#### Collected data:
*-*-*

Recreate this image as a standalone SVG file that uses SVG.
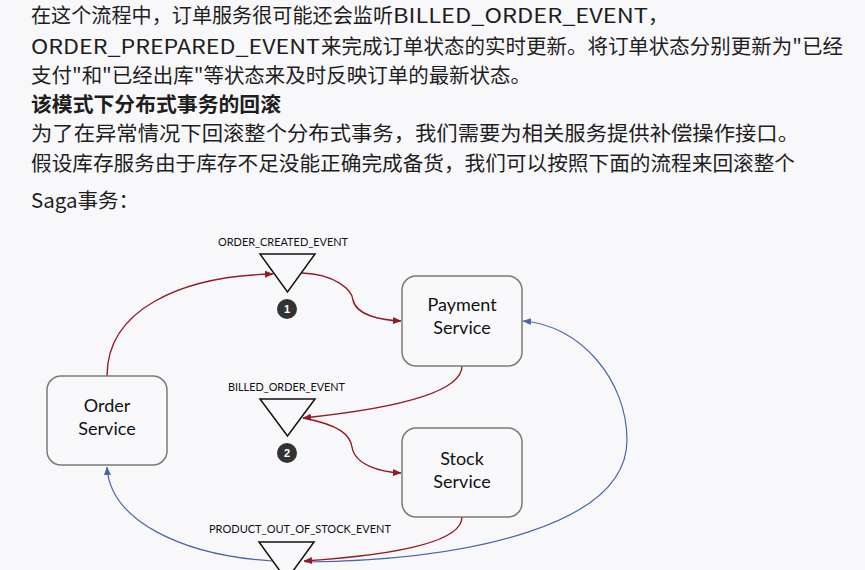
<svg xmlns="http://www.w3.org/2000/svg" width="865" height="570" viewBox="0 0 865 570">
<defs>
<style>
.t{font-family:"Noto Sans CJK SC","Noto Sans",sans-serif;font-size:20.5px;fill:#1e1e1e}
.b{font-weight:bold}
.lbl{font-family:Lato,"Open Sans",sans-serif;font-size:11px;fill:#111;text-anchor:middle}
.nt{font-family:Lato,"Open Sans",sans-serif;font-size:18px;fill:#111;text-anchor:middle}
.box{fill:#f9f9fb;stroke:#7a7a7a;stroke-width:1.5}
.tri{fill:#f9f9fb;stroke:#111;stroke-width:1.5}
.num{fill:#333}
.nn{font-family:"Liberation Sans",Arial,sans-serif;font-size:11px;font-weight:bold;fill:#fff;text-anchor:middle}
.red{fill:none;stroke:#951b22;stroke-width:1.4}
.blue{fill:none;stroke:#4a66a8;stroke-width:1.2}
</style>
<marker id="ar" markerWidth="9" markerHeight="8" refX="8" refY="4" orient="auto" markerUnits="userSpaceOnUse"><path d="M0,0.5 L8.5,4 L0,7.5 Z" fill="#951b22"/></marker>
<marker id="ab" markerWidth="9" markerHeight="8" refX="8" refY="4" orient="auto" markerUnits="userSpaceOnUse"><path d="M0,0.5 L8.5,4 L0,7.5 Z" fill="#4a66a8"/></marker>
</defs>
<rect width="865" height="570" fill="#f8f8fa"/>
<g id="text">
<text class="t" x="31" y="23" textLength="362" lengthAdjust="spacingAndGlyphs">在这个流程中，订单服务很可能还会监听</text>
<text class="t" x="393" y="23" textLength="255" lengthAdjust="spacingAndGlyphs">BILLED_ORDER_EVENT</text>
<text class="t" x="648" y="23">，</text>
<text class="t" x="31" y="54" textLength="289" lengthAdjust="spacingAndGlyphs">ORDER_PREPARED_EVENT</text>
<text class="t" x="321" y="54" textLength="522" lengthAdjust="spacingAndGlyphs">来完成订单状态的实时更新。将订单状态分别更新为"已经</text>
<text class="t" x="31" y="83" textLength="500" lengthAdjust="spacingAndGlyphs">支付"和"已经出库"等状态来及时反映订单的最新状态。</text>
<text class="t b" x="31" y="112" textLength="250" lengthAdjust="spacingAndGlyphs">该模式下分布式事务的回滚</text>
<text class="t" x="31" y="141" textLength="768" lengthAdjust="spacingAndGlyphs">为了在异常情况下回滚整个分布式事务，我们需要为相关服务提供补偿操作接口。</text>
<text class="t" x="31" y="171" textLength="764" lengthAdjust="spacingAndGlyphs">假设库存服务由于库存不足没能正确完成备货，我们可以按照下面的流程来回滚整个</text>
<text class="t" x="31" y="208">Saga事务：</text>
</g>
<g id="connectors">
<path class="red" d="M107,376 C107,310 180,276 273,274" marker-end="url(#ar)"/>
<path class="red" d="M302,273 C335,274 352,290 353,300 C356,315 380,320 401,321" marker-end="url(#ar)"/>
<path class="red" d="M462,366 C462,395 380,410 303,418" marker-end="url(#ar)"/>
<path class="red" d="M303,418 C340,425 350,435 352,447 C355,465 380,472 401,473" marker-end="url(#ar)"/>
<path class="blue" d="M305,562 C470,560 627,525 627,440 C627,380 580,325 523,321" marker-end="url(#ab)"/>
<path class="blue" d="M272,561 C180,555 110,520 107,467" marker-end="url(#ab)"/>
<path class="red" d="M462,517 C462,545 380,556 304,561" marker-end="url(#ar)"/>
</g>
<g id="order-service">
<rect class="box" x="47" y="376" width="120" height="89" rx="14"/>
<text class="nt" x="107" y="412">Order</text>
<text class="nt" x="107" y="435">Service</text>
</g>
<g id="payment-service">
<rect class="box" x="402" y="276" width="120" height="90" rx="14"/>
<text class="nt" x="462" y="311">Payment</text>
<text class="nt" x="462" y="334">Service</text>
</g>
<g id="stock-service">
<rect class="box" x="402" y="428" width="120" height="89" rx="14"/>
<text class="nt" x="462" y="465">Stock</text>
<text class="nt" x="462" y="488">Service</text>
</g>
<g id="order-created-event">
<text class="lbl" x="283" y="246" textLength="130" lengthAdjust="spacingAndGlyphs">ORDER_CREATED_EVENT</text>
<path class="tri" d="M260,254 L315,254 L287.5,292 Z"/>
<circle class="num" cx="287" cy="309" r="10"/>
<text class="nn" x="287" y="313">1</text>
</g>
<g id="billed-order-event">
<text class="lbl" x="286.5" y="391" textLength="117" lengthAdjust="spacingAndGlyphs">BILLED_ORDER_EVENT</text>
<path class="tri" d="M260,399 L315,399 L287.5,436 Z"/>
<circle class="num" cx="287" cy="453" r="10"/>
<text class="nn" x="287" y="457">2</text>
</g>
<g id="product-out-of-stock-event">
<text class="lbl" x="300" y="533" textLength="182" lengthAdjust="spacingAndGlyphs">PRODUCT_OUT_OF_STOCK_EVENT</text>
<path class="tri" d="M259,542 L314,542 L286.5,580 Z"/>
</g>
</svg>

*-*-*

#### Work to be completed:
Reproduce the data above in full, exactly as it is, with the pictures left out.

#### Answer for this exercise:
Recreate this image as a standalone SVG file that uses SVG.
<svg xmlns="http://www.w3.org/2000/svg" width="865" height="570" viewBox="0 0 865 570">
<defs>
<style>
.t{font-family:"Noto Sans CJK SC","Noto Sans",sans-serif;font-size:20.5px;fill:#1e1e1e}
.b{font-weight:bold}
.lbl{font-family:Lato,"Open Sans",sans-serif;font-size:11px;fill:#111;text-anchor:middle}
.nt{font-family:Lato,"Open Sans",sans-serif;font-size:18px;fill:#111;text-anchor:middle}
.box{fill:#f9f9fb;stroke:#7a7a7a;stroke-width:1.5}
.tri{fill:#f9f9fb;stroke:#111;stroke-width:1.5}
.num{fill:#333}
.nn{font-family:"Liberation Sans",Arial,sans-serif;font-size:11px;font-weight:bold;fill:#fff;text-anchor:middle}
.red{fill:none;stroke:#951b22;stroke-width:1.4}
.blue{fill:none;stroke:#4a66a8;stroke-width:1.2}
</style>
<marker id="ar" markerWidth="9" markerHeight="8" refX="8" refY="4" orient="auto" markerUnits="userSpaceOnUse"><path d="M0,0.5 L8.5,4 L0,7.5 Z" fill="#951b22"/></marker>
<marker id="ab" markerWidth="9" markerHeight="8" refX="8" refY="4" orient="auto" markerUnits="userSpaceOnUse"><path d="M0,0.5 L8.5,4 L0,7.5 Z" fill="#4a66a8"/></marker>
</defs>
<rect width="865" height="570" fill="#f8f8fa"/>
<g id="text">
<text class="t" x="31" y="23" textLength="362" lengthAdjust="spacingAndGlyphs">在这个流程中，订单服务很可能还会监听</text>
<text class="t" x="393" y="23" textLength="255" lengthAdjust="spacingAndGlyphs">BILLED_ORDER_EVENT</text>
<text class="t" x="648" y="23">，</text>
<text class="t" x="31" y="54" textLength="289" lengthAdjust="spacingAndGlyphs">ORDER_PREPARED_EVENT</text>
<text class="t" x="321" y="54" textLength="522" lengthAdjust="spacingAndGlyphs">来完成订单状态的实时更新。将订单状态分别更新为"已经</text>
<text class="t" x="31" y="83" textLength="500" lengthAdjust="spacingAndGlyphs">支付"和"已经出库"等状态来及时反映订单的最新状态。</text>
<text class="t b" x="31" y="112" textLength="250" lengthAdjust="spacingAndGlyphs">该模式下分布式事务的回滚</text>
<text class="t" x="31" y="141" textLength="768" lengthAdjust="spacingAndGlyphs">为了在异常情况下回滚整个分布式事务，我们需要为相关服务提供补偿操作接口。</text>
<text class="t" x="31" y="171" textLength="764" lengthAdjust="spacingAndGlyphs">假设库存服务由于库存不足没能正确完成备货，我们可以按照下面的流程来回滚整个</text>
<text class="t" x="31" y="208">Saga事务：</text>
</g>
<g id="connectors">
<path class="red" d="M107,376 C107,310 180,276 273,274" marker-end="url(#ar)"/>
<path class="red" d="M302,273 C335,274 352,290 353,300 C356,315 380,320 401,321" marker-end="url(#ar)"/>
<path class="red" d="M462,366 C462,395 380,410 303,418" marker-end="url(#ar)"/>
<path class="red" d="M303,418 C340,425 350,435 352,447 C355,465 380,472 401,473" marker-end="url(#ar)"/>
<path class="blue" d="M305,562 C470,560 627,525 627,440 C627,380 580,325 523,321" marker-end="url(#ab)"/>
<path class="blue" d="M272,561 C180,555 110,520 107,467" marker-end="url(#ab)"/>
<path class="red" d="M462,517 C462,545 380,556 304,561" marker-end="url(#ar)"/>
</g>
<g id="order-service">
<rect class="box" x="47" y="376" width="120" height="89" rx="14"/>
<text class="nt" x="107" y="412">Order</text>
<text class="nt" x="107" y="435">Service</text>
</g>
<g id="payment-service">
<rect class="box" x="402" y="276" width="120" height="90" rx="14"/>
<text class="nt" x="462" y="311">Payment</text>
<text class="nt" x="462" y="334">Service</text>
</g>
<g id="stock-service">
<rect class="box" x="402" y="428" width="120" height="89" rx="14"/>
<text class="nt" x="462" y="465">Stock</text>
<text class="nt" x="462" y="488">Service</text>
</g>
<g id="order-created-event">
<text class="lbl" x="283" y="246" textLength="130" lengthAdjust="spacingAndGlyphs">ORDER_CREATED_EVENT</text>
<path class="tri" d="M260,254 L315,254 L287.5,292 Z"/>
<circle class="num" cx="287" cy="309" r="10"/>
<text class="nn" x="287" y="313">1</text>
</g>
<g id="billed-order-event">
<text class="lbl" x="286.5" y="391" textLength="117" lengthAdjust="spacingAndGlyphs">BILLED_ORDER_EVENT</text>
<path class="tri" d="M260,399 L315,399 L287.5,436 Z"/>
<circle class="num" cx="287" cy="453" r="10"/>
<text class="nn" x="287" y="457">2</text>
</g>
<g id="product-out-of-stock-event">
<text class="lbl" x="300" y="533" textLength="182" lengthAdjust="spacingAndGlyphs">PRODUCT_OUT_OF_STOCK_EVENT</text>
<path class="tri" d="M259,542 L314,542 L286.5,580 Z"/>
</g>
</svg>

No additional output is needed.